Quixtar's termination targets an issue that has long been a sore spot with new IBOs. Some have complained they weren't given an accurate account of the "business opportunity" or even told they would become a Quixtar distributor when being recruited by other IBOs.

Some IBOs have long complained that higher-level IBOs make far more money from sales of their own expensive training seminars and CDs than they make selling Amway products.

Poyfair said he didn't know how much the plaintiffs in the suit made selling business support materials, versus what they made from Quixtar.

The suit references a 1979 Federal Trade Commission ruling that said Amway was not a pyramid scheme in part because it had rules that required sales to non-IBO customers and it offered a buyback plan for merchandise IBOs couldn't sell.
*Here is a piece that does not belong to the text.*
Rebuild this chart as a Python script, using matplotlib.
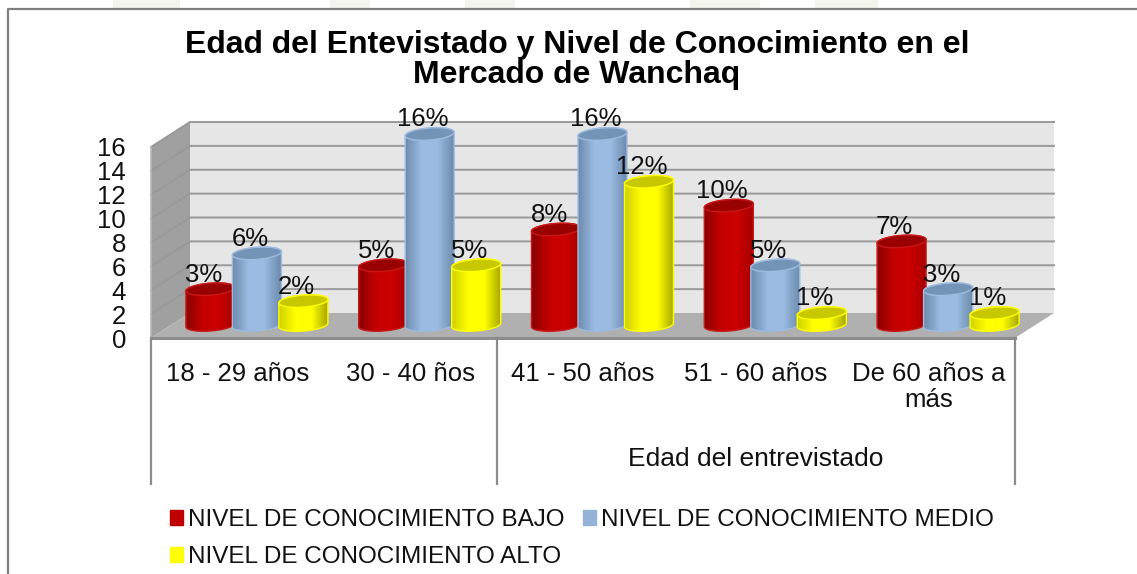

In practice, the suit alleges, Quixtar does not enforce many of the rules laid out by the FTC to avoid being labeled an illegal pyramid.
Poyfair said Alticor's allegations about his clients are simply diversionary tactics.

"All that is and ever has been is a smoke screen for the fact this company has known for some time that the products cannot be sold in an open retail market and are only being sold to IBOs to qualify for bonuses," he said.

The issues raised by Quixtar and the lawsuit are similar to those at the center of a government investigation in the United Kingdom that led Alticor's Amway unit there to suspend recruiting new IBOs and forbid all non-approved paid gatherings and business support materials.

In an unusually blunt posting on its media blog, Alticor said this about Woodward: "We terminated Orrin Woodward for philosophical reasons. We did it for legal reasons. But the main reason we did it is because the way Orrin Woodward ran his organization was a disgrace to every person who's ever tried to build a Quixtar or Amway business the right way."

The company said it has a temporary restraining order preventing Woodward from "looting the business as he seeks to take his act to a new company."

Alticor has about 5,000 employees in Michigan and 13,000 employees worldwide.